* **TASK TO COMPLETE**
Output the material exactly, but drop every image it holds.

* **INFORMATION PROVIDED**
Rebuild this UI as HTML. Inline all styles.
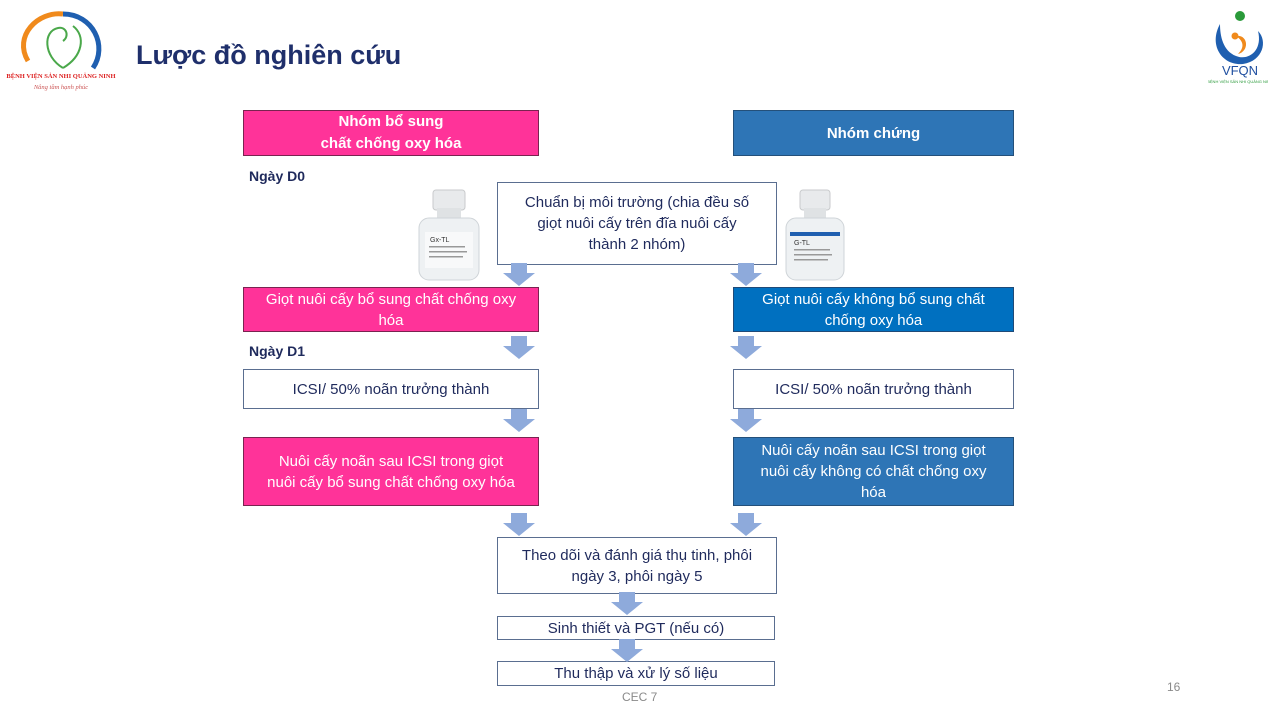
<!DOCTYPE html>
<html><head><meta charset="utf-8">
<style>
body{margin:0;width:1280px;height:720px;background:#fff;position:relative;overflow:hidden;font-family:"Liberation Sans","Noto Sans CJK SC",sans-serif;}
.b{position:absolute;box-sizing:border-box;display:flex;align-items:center;justify-content:center;text-align:center;font-size:15px;line-height:21px;color:#1f2a5c;border:1.5px solid #5a6e90;background:#fff;}
.pk{background:#ff3399;color:#fff;border-color:#7a2350;}
.bl{background:#2e75b6;color:#fff;border-color:#24507a;}
.bl2{background:#0070c0;color:#fff;border-color:#1f4a78;}
.t{position:absolute;}
.lab{position:absolute;font-weight:bold;font-size:14px;color:#1f2a5c;}
</style></head><body>
<!-- left logo -->
<svg class="t" style="left:6px;top:6px" width="110" height="88" viewBox="0 0 110 88">
<path d="M22 55 C7 30 32 5 57 8" stroke="#f08a1c" stroke-width="5" fill="none"/>
<path d="M57 8 C87 8 102 40 87 62" stroke="#1f5fb0" stroke-width="5" fill="none"/>
<path d="M57 62 C37 50 37 25 52 22 C60 20 64 30 57 35 M57 62 C77 50 80 30 67 20" stroke="#4aa84a" stroke-width="2" fill="none"/>
<text x="55" y="72" font-size="6.5" fill="#d22" text-anchor="middle" font-family="Liberation Serif" font-weight="bold">BỆNH VIỆN SẢN NHI QUẢNG NINH</text>
<text x="55" y="83" font-size="6.5" fill="#c55" text-anchor="middle" font-family="Liberation Serif" font-style="italic">Nâng tầm hạnh phúc</text>
</svg>
<div class="t" style="left:136px;top:40px;font-size:27px;font-weight:bold;color:#1f2f6b;">Lược đồ nghiên cứu</div>
<!-- right logo -->
<svg class="t" style="left:1208px;top:6px" width="60" height="80" viewBox="0 0 60 80">
<circle cx="32" cy="10" r="5" fill="#2a9a3a"/>
<path d="M12 18 C0 40 15 60 35 58 C55 55 60 35 50 25 C55 45 40 55 28 50 C15 45 12 30 12 18Z" fill="#1f5fb0"/>
<path d="M28 30 C40 28 42 45 30 48 C38 40 34 34 28 30Z" fill="#f08a1c"/>
<circle cx="27" cy="30" r="3.5" fill="#f08a1c"/>
<text x="32" y="69" font-size="13" fill="#1f4fa0" text-anchor="middle">VFQN</text>
<text x="32" y="77" font-size="4" fill="#2a9a3a" text-anchor="middle">BỆNH VIỆN SẢN NHI QUẢNG NINH</text>
</svg>

<div class="b pk" style="left:243px;top:110px;width:296px;height:46px;font-weight:bold;line-height:22px;">Nhóm bổ sung<br>chất chống oxy hóa</div>
<div class="b bl" style="left:733px;top:110px;width:281px;height:46px;font-weight:bold;">Nhóm chứng</div>
<div class="lab" style="left:249px;top:168px;">Ngày D0</div>
<div class="b" style="left:497px;top:182px;width:280px;height:83px;">Chuẩn bị môi trường (chia đều số<br>giọt nuôi cấy trên đĩa nuôi cấy<br>thành 2 nhóm)</div>

<!-- bottles -->
<svg class="t" style="left:413px;top:188px" width="72" height="95" viewBox="0 0 72 95">
<rect x="20" y="2" width="32" height="20" rx="3" fill="#e8eaec" stroke="#c8cacc"/>
<rect x="24" y="20" width="24" height="10" fill="#dfe2e4"/>
<rect x="6" y="30" width="60" height="62" rx="10" fill="#eef1f3" stroke="#cfd4d8"/>
<rect x="12" y="44" width="48" height="36" fill="#f8f9fa"/>
<text x="17" y="54" font-size="7" fill="#333">Gx-TL</text>
<rect x="16" y="58" width="36" height="1.5" fill="#999"/><rect x="16" y="63" width="38" height="1.5" fill="#999"/><rect x="16" y="68" width="34" height="1.5" fill="#999"/>
</svg>
<svg class="t" style="left:782px;top:188px" width="66" height="95" viewBox="0 0 66 95">
<rect x="18" y="2" width="30" height="20" rx="3" fill="#e8eaec" stroke="#c8cacc"/>
<rect x="22" y="20" width="22" height="10" fill="#dfe2e4"/>
<rect x="4" y="30" width="58" height="62" rx="10" fill="#eef1f3" stroke="#cfd4d8"/>
<rect x="8" y="44" width="50" height="4" fill="#1f5fb0"/>
<text x="12" y="57" font-size="7" fill="#333">G-TL</text>
<rect x="12" y="61" width="36" height="1.5" fill="#999"/><rect x="12" y="66" width="38" height="1.5" fill="#999"/><rect x="12" y="71" width="34" height="1.5" fill="#999"/>
</svg>

<div class="b pk" style="left:243px;top:287px;width:296px;height:45px;">Giọt nuôi cấy bổ sung chất chống oxy<br>hóa</div>
<div class="b bl2" style="left:733px;top:287px;width:281px;height:45px;">Giọt nuôi cấy không bổ sung chất<br>chống oxy hóa</div>
<div class="lab" style="left:249px;top:343px;">Ngày D1</div>
<div class="b" style="left:243px;top:369px;width:296px;height:40px;">ICSI/ 50% noãn trưởng thành</div>
<div class="b" style="left:733px;top:369px;width:281px;height:40px;">ICSI/ 50% noãn trưởng thành</div>
<div class="b pk" style="left:243px;top:437px;width:296px;height:69px;">Nuôi cấy noãn sau ICSI trong giọt<br>nuôi cấy bổ sung chất chống oxy hóa</div>
<div class="b bl" style="left:733px;top:437px;width:281px;height:69px;">Nuôi cấy noãn sau ICSI trong giọt<br>nuôi cấy không có chất chống oxy<br>hóa</div>
<div class="b" style="left:497px;top:537px;width:280px;height:57px;">Theo dõi và đánh giá thụ tinh, phôi<br>ngày 3, phôi ngày 5</div>
<div class="b" style="left:497px;top:616px;width:278px;height:24px;">Sinh thiết và PGT (nếu có)</div>
<div class="b" style="left:497px;top:661px;width:278px;height:25px;">Thu thập và xử lý số liệu</div>

<svg class="t" style="left:0;top:0" width="1280" height="720">
<defs><path id="ar" d="M-8 0 H8 V10 H16 L0 23 L-16 10 H-8Z" fill="#8eaadb"/></defs>
<use href="#ar" x="519" y="263"/><use href="#ar" x="746" y="263"/>
<use href="#ar" x="519" y="336"/><use href="#ar" x="746" y="336"/>
<use href="#ar" x="519" y="409"/><use href="#ar" x="746" y="409"/>
<use href="#ar" x="519" y="513"/><use href="#ar" x="746" y="513"/>
<use href="#ar" x="627" y="592"/><use href="#ar" x="627" y="639"/>
</svg>
<div class="t" style="left:622px;top:690px;font-size:12px;color:#8a8a8a;">CEC 7</div>
<div class="t" style="left:1167px;top:680px;font-size:12px;color:#8a8a8a;">16</div>
</body></html>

* **RESULT OF THIS TASK**
Rebuild this UI as HTML. Inline all styles.
<!DOCTYPE html>
<html><head><meta charset="utf-8">
<style>
body{margin:0;width:1280px;height:720px;background:#fff;position:relative;overflow:hidden;font-family:"Liberation Sans","Noto Sans CJK SC",sans-serif;}
.b{position:absolute;box-sizing:border-box;display:flex;align-items:center;justify-content:center;text-align:center;font-size:15px;line-height:21px;color:#1f2a5c;border:1.5px solid #5a6e90;background:#fff;}
.pk{background:#ff3399;color:#fff;border-color:#7a2350;}
.bl{background:#2e75b6;color:#fff;border-color:#24507a;}
.bl2{background:#0070c0;color:#fff;border-color:#1f4a78;}
.t{position:absolute;}
.lab{position:absolute;font-weight:bold;font-size:14px;color:#1f2a5c;}
</style></head><body>
<!-- left logo -->
<svg class="t" style="left:6px;top:6px" width="110" height="88" viewBox="0 0 110 88">
<path d="M22 55 C7 30 32 5 57 8" stroke="#f08a1c" stroke-width="5" fill="none"/>
<path d="M57 8 C87 8 102 40 87 62" stroke="#1f5fb0" stroke-width="5" fill="none"/>
<path d="M57 62 C37 50 37 25 52 22 C60 20 64 30 57 35 M57 62 C77 50 80 30 67 20" stroke="#4aa84a" stroke-width="2" fill="none"/>
<text x="55" y="72" font-size="6.5" fill="#d22" text-anchor="middle" font-family="Liberation Serif" font-weight="bold">BỆNH VIỆN SẢN NHI QUẢNG NINH</text>
<text x="55" y="83" font-size="6.5" fill="#c55" text-anchor="middle" font-family="Liberation Serif" font-style="italic">Nâng tầm hạnh phúc</text>
</svg>
<div class="t" style="left:136px;top:40px;font-size:27px;font-weight:bold;color:#1f2f6b;">Lược đồ nghiên cứu</div>
<!-- right logo -->
<svg class="t" style="left:1208px;top:6px" width="60" height="80" viewBox="0 0 60 80">
<circle cx="32" cy="10" r="5" fill="#2a9a3a"/>
<path d="M12 18 C0 40 15 60 35 58 C55 55 60 35 50 25 C55 45 40 55 28 50 C15 45 12 30 12 18Z" fill="#1f5fb0"/>
<path d="M28 30 C40 28 42 45 30 48 C38 40 34 34 28 30Z" fill="#f08a1c"/>
<circle cx="27" cy="30" r="3.5" fill="#f08a1c"/>
<text x="32" y="69" font-size="13" fill="#1f4fa0" text-anchor="middle">VFQN</text>
<text x="32" y="77" font-size="4" fill="#2a9a3a" text-anchor="middle">BỆNH VIỆN SẢN NHI QUẢNG NINH</text>
</svg>

<div class="b pk" style="left:243px;top:110px;width:296px;height:46px;font-weight:bold;line-height:22px;">Nhóm bổ sung<br>chất chống oxy hóa</div>
<div class="b bl" style="left:733px;top:110px;width:281px;height:46px;font-weight:bold;">Nhóm chứng</div>
<div class="lab" style="left:249px;top:168px;">Ngày D0</div>
<div class="b" style="left:497px;top:182px;width:280px;height:83px;">Chuẩn bị môi trường (chia đều số<br>giọt nuôi cấy trên đĩa nuôi cấy<br>thành 2 nhóm)</div>

<!-- bottles -->
<svg class="t" style="left:413px;top:188px" width="72" height="95" viewBox="0 0 72 95">
<rect x="20" y="2" width="32" height="20" rx="3" fill="#e8eaec" stroke="#c8cacc"/>
<rect x="24" y="20" width="24" height="10" fill="#dfe2e4"/>
<rect x="6" y="30" width="60" height="62" rx="10" fill="#eef1f3" stroke="#cfd4d8"/>
<rect x="12" y="44" width="48" height="36" fill="#f8f9fa"/>
<text x="17" y="54" font-size="7" fill="#333">Gx-TL</text>
<rect x="16" y="58" width="36" height="1.5" fill="#999"/><rect x="16" y="63" width="38" height="1.5" fill="#999"/><rect x="16" y="68" width="34" height="1.5" fill="#999"/>
</svg>
<svg class="t" style="left:782px;top:188px" width="66" height="95" viewBox="0 0 66 95">
<rect x="18" y="2" width="30" height="20" rx="3" fill="#e8eaec" stroke="#c8cacc"/>
<rect x="22" y="20" width="22" height="10" fill="#dfe2e4"/>
<rect x="4" y="30" width="58" height="62" rx="10" fill="#eef1f3" stroke="#cfd4d8"/>
<rect x="8" y="44" width="50" height="4" fill="#1f5fb0"/>
<text x="12" y="57" font-size="7" fill="#333">G-TL</text>
<rect x="12" y="61" width="36" height="1.5" fill="#999"/><rect x="12" y="66" width="38" height="1.5" fill="#999"/><rect x="12" y="71" width="34" height="1.5" fill="#999"/>
</svg>

<div class="b pk" style="left:243px;top:287px;width:296px;height:45px;">Giọt nuôi cấy bổ sung chất chống oxy<br>hóa</div>
<div class="b bl2" style="left:733px;top:287px;width:281px;height:45px;">Giọt nuôi cấy không bổ sung chất<br>chống oxy hóa</div>
<div class="lab" style="left:249px;top:343px;">Ngày D1</div>
<div class="b" style="left:243px;top:369px;width:296px;height:40px;">ICSI/ 50% noãn trưởng thành</div>
<div class="b" style="left:733px;top:369px;width:281px;height:40px;">ICSI/ 50% noãn trưởng thành</div>
<div class="b pk" style="left:243px;top:437px;width:296px;height:69px;">Nuôi cấy noãn sau ICSI trong giọt<br>nuôi cấy bổ sung chất chống oxy hóa</div>
<div class="b bl" style="left:733px;top:437px;width:281px;height:69px;">Nuôi cấy noãn sau ICSI trong giọt<br>nuôi cấy không có chất chống oxy<br>hóa</div>
<div class="b" style="left:497px;top:537px;width:280px;height:57px;">Theo dõi và đánh giá thụ tinh, phôi<br>ngày 3, phôi ngày 5</div>
<div class="b" style="left:497px;top:616px;width:278px;height:24px;">Sinh thiết và PGT (nếu có)</div>
<div class="b" style="left:497px;top:661px;width:278px;height:25px;">Thu thập và xử lý số liệu</div>

<svg class="t" style="left:0;top:0" width="1280" height="720">
<defs><path id="ar" d="M-8 0 H8 V10 H16 L0 23 L-16 10 H-8Z" fill="#8eaadb"/></defs>
<use href="#ar" x="519" y="263"/><use href="#ar" x="746" y="263"/>
<use href="#ar" x="519" y="336"/><use href="#ar" x="746" y="336"/>
<use href="#ar" x="519" y="409"/><use href="#ar" x="746" y="409"/>
<use href="#ar" x="519" y="513"/><use href="#ar" x="746" y="513"/>
<use href="#ar" x="627" y="592"/><use href="#ar" x="627" y="639"/>
</svg>
<div class="t" style="left:622px;top:690px;font-size:12px;color:#8a8a8a;">CEC 7</div>
<div class="t" style="left:1167px;top:680px;font-size:12px;color:#8a8a8a;">16</div>
</body></html>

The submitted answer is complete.